### Records for this task
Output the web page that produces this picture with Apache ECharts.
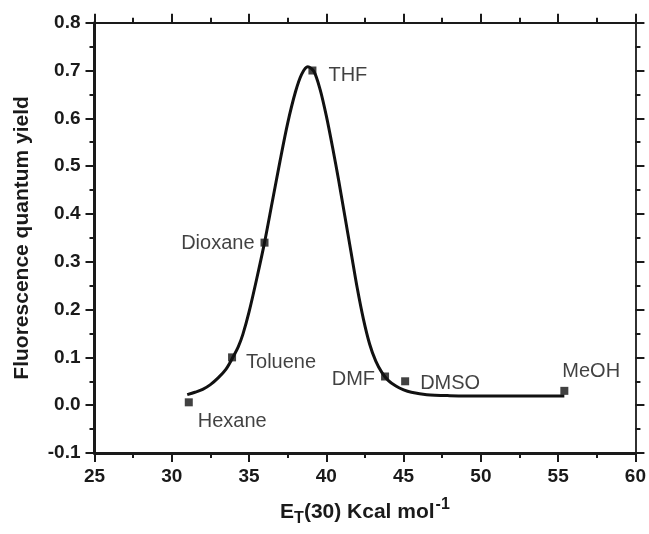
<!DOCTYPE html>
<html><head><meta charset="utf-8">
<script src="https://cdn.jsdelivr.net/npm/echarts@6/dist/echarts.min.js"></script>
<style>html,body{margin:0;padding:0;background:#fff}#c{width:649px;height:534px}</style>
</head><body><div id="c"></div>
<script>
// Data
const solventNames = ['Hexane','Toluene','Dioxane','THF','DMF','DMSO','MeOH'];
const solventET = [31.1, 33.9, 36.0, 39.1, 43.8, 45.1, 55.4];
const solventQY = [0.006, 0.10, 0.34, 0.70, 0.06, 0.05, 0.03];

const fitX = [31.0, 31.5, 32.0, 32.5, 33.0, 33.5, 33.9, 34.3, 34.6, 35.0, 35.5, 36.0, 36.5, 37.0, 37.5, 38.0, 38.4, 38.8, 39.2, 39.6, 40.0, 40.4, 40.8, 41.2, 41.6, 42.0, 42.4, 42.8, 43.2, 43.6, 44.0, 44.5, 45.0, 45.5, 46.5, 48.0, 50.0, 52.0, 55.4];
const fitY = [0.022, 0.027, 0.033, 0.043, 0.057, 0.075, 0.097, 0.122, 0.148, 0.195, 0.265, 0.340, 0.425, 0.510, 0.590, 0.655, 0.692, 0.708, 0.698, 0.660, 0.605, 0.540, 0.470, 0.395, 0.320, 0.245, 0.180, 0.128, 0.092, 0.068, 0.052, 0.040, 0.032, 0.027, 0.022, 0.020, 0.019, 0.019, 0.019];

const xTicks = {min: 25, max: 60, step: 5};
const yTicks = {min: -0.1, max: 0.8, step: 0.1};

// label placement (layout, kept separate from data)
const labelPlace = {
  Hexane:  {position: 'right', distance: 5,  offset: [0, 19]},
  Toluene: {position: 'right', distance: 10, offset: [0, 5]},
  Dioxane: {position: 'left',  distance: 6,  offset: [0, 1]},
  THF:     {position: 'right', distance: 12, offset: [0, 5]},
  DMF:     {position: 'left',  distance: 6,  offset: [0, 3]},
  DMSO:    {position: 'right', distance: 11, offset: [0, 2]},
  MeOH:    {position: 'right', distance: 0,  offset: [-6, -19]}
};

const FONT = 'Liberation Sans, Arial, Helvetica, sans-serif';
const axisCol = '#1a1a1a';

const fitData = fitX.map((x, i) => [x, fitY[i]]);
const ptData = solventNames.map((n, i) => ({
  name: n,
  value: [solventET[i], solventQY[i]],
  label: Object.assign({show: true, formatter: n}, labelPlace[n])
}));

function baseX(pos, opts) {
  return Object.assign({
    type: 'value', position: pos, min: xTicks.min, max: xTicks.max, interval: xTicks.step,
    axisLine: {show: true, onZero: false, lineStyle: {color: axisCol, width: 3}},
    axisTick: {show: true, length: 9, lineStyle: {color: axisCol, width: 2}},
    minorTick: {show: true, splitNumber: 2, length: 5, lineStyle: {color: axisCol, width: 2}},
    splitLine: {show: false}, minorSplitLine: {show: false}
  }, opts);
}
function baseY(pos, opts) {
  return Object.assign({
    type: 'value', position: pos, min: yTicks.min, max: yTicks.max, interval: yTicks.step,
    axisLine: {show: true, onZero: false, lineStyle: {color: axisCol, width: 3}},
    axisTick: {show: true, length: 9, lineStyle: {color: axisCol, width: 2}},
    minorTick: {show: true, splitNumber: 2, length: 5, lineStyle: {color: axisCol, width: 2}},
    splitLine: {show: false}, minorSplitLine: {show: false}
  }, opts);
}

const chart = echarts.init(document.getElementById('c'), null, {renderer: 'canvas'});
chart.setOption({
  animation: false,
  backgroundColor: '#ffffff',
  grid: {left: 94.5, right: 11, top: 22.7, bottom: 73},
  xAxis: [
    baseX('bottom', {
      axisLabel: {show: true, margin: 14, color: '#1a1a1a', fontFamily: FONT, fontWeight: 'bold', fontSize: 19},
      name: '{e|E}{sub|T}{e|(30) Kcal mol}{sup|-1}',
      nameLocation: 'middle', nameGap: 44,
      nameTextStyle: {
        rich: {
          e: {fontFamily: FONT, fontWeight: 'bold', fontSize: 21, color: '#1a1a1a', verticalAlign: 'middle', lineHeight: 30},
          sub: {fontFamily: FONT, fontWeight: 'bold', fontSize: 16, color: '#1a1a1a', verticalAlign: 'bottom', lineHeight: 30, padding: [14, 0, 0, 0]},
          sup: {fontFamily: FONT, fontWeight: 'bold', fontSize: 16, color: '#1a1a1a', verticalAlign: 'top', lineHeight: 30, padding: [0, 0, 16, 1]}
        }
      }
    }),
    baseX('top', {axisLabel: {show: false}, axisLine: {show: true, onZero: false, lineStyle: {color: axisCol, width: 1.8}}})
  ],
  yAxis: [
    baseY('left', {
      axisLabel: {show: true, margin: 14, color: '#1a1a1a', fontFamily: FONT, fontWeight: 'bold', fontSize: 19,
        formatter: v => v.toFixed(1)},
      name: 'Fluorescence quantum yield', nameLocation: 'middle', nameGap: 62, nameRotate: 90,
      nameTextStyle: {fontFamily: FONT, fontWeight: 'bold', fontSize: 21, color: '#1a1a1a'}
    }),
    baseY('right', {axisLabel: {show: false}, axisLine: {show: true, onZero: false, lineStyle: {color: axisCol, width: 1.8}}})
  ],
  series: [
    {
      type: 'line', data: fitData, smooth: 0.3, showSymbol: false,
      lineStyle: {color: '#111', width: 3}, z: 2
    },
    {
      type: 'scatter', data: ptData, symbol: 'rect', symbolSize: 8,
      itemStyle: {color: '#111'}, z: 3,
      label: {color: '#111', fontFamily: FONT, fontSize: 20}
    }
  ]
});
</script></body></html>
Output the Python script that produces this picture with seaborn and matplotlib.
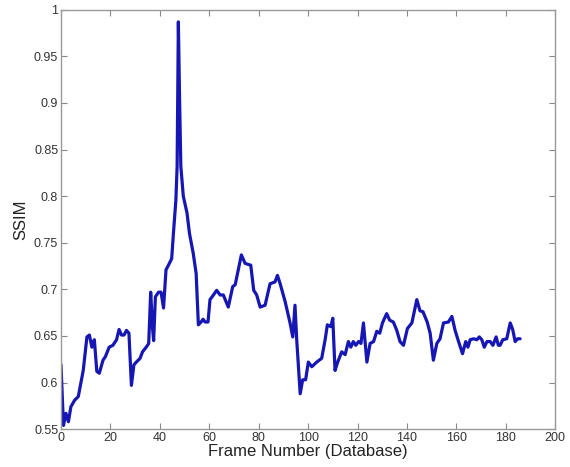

### Directions
Output every entry verbatim. Pictures do not belong in the copy.

### Final answer
Output the web page that produces this picture with Apache ECharts.
<!DOCTYPE html>
<html><head><meta charset="utf-8">
<script src="https://cdn.jsdelivr.net/npm/echarts@6/dist/echarts.min.js"></script>
<style>html,body{margin:0;padding:0;background:#fff}#c{width:649px;height:534px}</style>
</head><body><div id="c"></div>
<script>
// Data
const solventNames = ['Hexane','Toluene','Dioxane','THF','DMF','DMSO','MeOH'];
const solventET = [31.1, 33.9, 36.0, 39.1, 43.8, 45.1, 55.4];
const solventQY = [0.006, 0.10, 0.34, 0.70, 0.06, 0.05, 0.03];

const fitX = [31.0, 31.5, 32.0, 32.5, 33.0, 33.5, 33.9, 34.3, 34.6, 35.0, 35.5, 36.0, 36.5, 37.0, 37.5, 38.0, 38.4, 38.8, 39.2, 39.6, 40.0, 40.4, 40.8, 41.2, 41.6, 42.0, 42.4, 42.8, 43.2, 43.6, 44.0, 44.5, 45.0, 45.5, 46.5, 48.0, 50.0, 52.0, 55.4];
const fitY = [0.022, 0.027, 0.033, 0.043, 0.057, 0.075, 0.097, 0.122, 0.148, 0.195, 0.265, 0.340, 0.425, 0.510, 0.590, 0.655, 0.692, 0.708, 0.698, 0.660, 0.605, 0.540, 0.470, 0.395, 0.320, 0.245, 0.180, 0.128, 0.092, 0.068, 0.052, 0.040, 0.032, 0.027, 0.022, 0.020, 0.019, 0.019, 0.019];

const xTicks = {min: 25, max: 60, step: 5};
const yTicks = {min: -0.1, max: 0.8, step: 0.1};

// label placement (layout, kept separate from data)
const labelPlace = {
  Hexane:  {position: 'right', distance: 5,  offset: [0, 19]},
  Toluene: {position: 'right', distance: 10, offset: [0, 5]},
  Dioxane: {position: 'left',  distance: 6,  offset: [0, 1]},
  THF:     {position: 'right', distance: 12, offset: [0, 5]},
  DMF:     {position: 'left',  distance: 6,  offset: [0, 3]},
  DMSO:    {position: 'right', distance: 11, offset: [0, 2]},
  MeOH:    {position: 'right', distance: 0,  offset: [-6, -19]}
};

const FONT = 'Liberation Sans, Arial, Helvetica, sans-serif';
const axisCol = '#1a1a1a';

const fitData = fitX.map((x, i) => [x, fitY[i]]);
const ptData = solventNames.map((n, i) => ({
  name: n,
  value: [solventET[i], solventQY[i]],
  label: Object.assign({show: true, formatter: n}, labelPlace[n])
}));

function baseX(pos, opts) {
  return Object.assign({
    type: 'value', position: pos, min: xTicks.min, max: xTicks.max, interval: xTicks.step,
    axisLine: {show: true, onZero: false, lineStyle: {color: axisCol, width: 3}},
    axisTick: {show: true, length: 9, lineStyle: {color: axisCol, width: 2}},
    minorTick: {show: true, splitNumber: 2, length: 5, lineStyle: {color: axisCol, width: 2}},
    splitLine: {show: false}, minorSplitLine: {show: false}
  }, opts);
}
function baseY(pos, opts) {
  return Object.assign({
    type: 'value', position: pos, min: yTicks.min, max: yTicks.max, interval: yTicks.step,
    axisLine: {show: true, onZero: false, lineStyle: {color: axisCol, width: 3}},
    axisTick: {show: true, length: 9, lineStyle: {color: axisCol, width: 2}},
    minorTick: {show: true, splitNumber: 2, length: 5, lineStyle: {color: axisCol, width: 2}},
    splitLine: {show: false}, minorSplitLine: {show: false}
  }, opts);
}

const chart = echarts.init(document.getElementById('c'), null, {renderer: 'canvas'});
chart.setOption({
  animation: false,
  backgroundColor: '#ffffff',
  grid: {left: 94.5, right: 11, top: 22.7, bottom: 73},
  xAxis: [
    baseX('bottom', {
      axisLabel: {show: true, margin: 14, color: '#1a1a1a', fontFamily: FONT, fontWeight: 'bold', fontSize: 19},
      name: '{e|E}{sub|T}{e|(30) Kcal mol}{sup|-1}',
      nameLocation: 'middle', nameGap: 44,
      nameTextStyle: {
        rich: {
          e: {fontFamily: FONT, fontWeight: 'bold', fontSize: 21, color: '#1a1a1a', verticalAlign: 'middle', lineHeight: 30},
          sub: {fontFamily: FONT, fontWeight: 'bold', fontSize: 16, color: '#1a1a1a', verticalAlign: 'bottom', lineHeight: 30, padding: [14, 0, 0, 0]},
          sup: {fontFamily: FONT, fontWeight: 'bold', fontSize: 16, color: '#1a1a1a', verticalAlign: 'top', lineHeight: 30, padding: [0, 0, 16, 1]}
        }
      }
    }),
    baseX('top', {axisLabel: {show: false}, axisLine: {show: true, onZero: false, lineStyle: {color: axisCol, width: 1.8}}})
  ],
  yAxis: [
    baseY('left', {
      axisLabel: {show: true, margin: 14, color: '#1a1a1a', fontFamily: FONT, fontWeight: 'bold', fontSize: 19,
        formatter: v => v.toFixed(1)},
      name: 'Fluorescence quantum yield', nameLocation: 'middle', nameGap: 62, nameRotate: 90,
      nameTextStyle: {fontFamily: FONT, fontWeight: 'bold', fontSize: 21, color: '#1a1a1a'}
    }),
    baseY('right', {axisLabel: {show: false}, axisLine: {show: true, onZero: false, lineStyle: {color: axisCol, width: 1.8}}})
  ],
  series: [
    {
      type: 'line', data: fitData, smooth: 0.3, showSymbol: false,
      lineStyle: {color: '#111', width: 3}, z: 2
    },
    {
      type: 'scatter', data: ptData, symbol: 'rect', symbolSize: 8,
      itemStyle: {color: '#111'}, z: 3,
      label: {color: '#111', fontFamily: FONT, fontSize: 20}
    }
  ]
});
</script></body></html>
Output the Python script that produces this picture with seaborn and matplotlib.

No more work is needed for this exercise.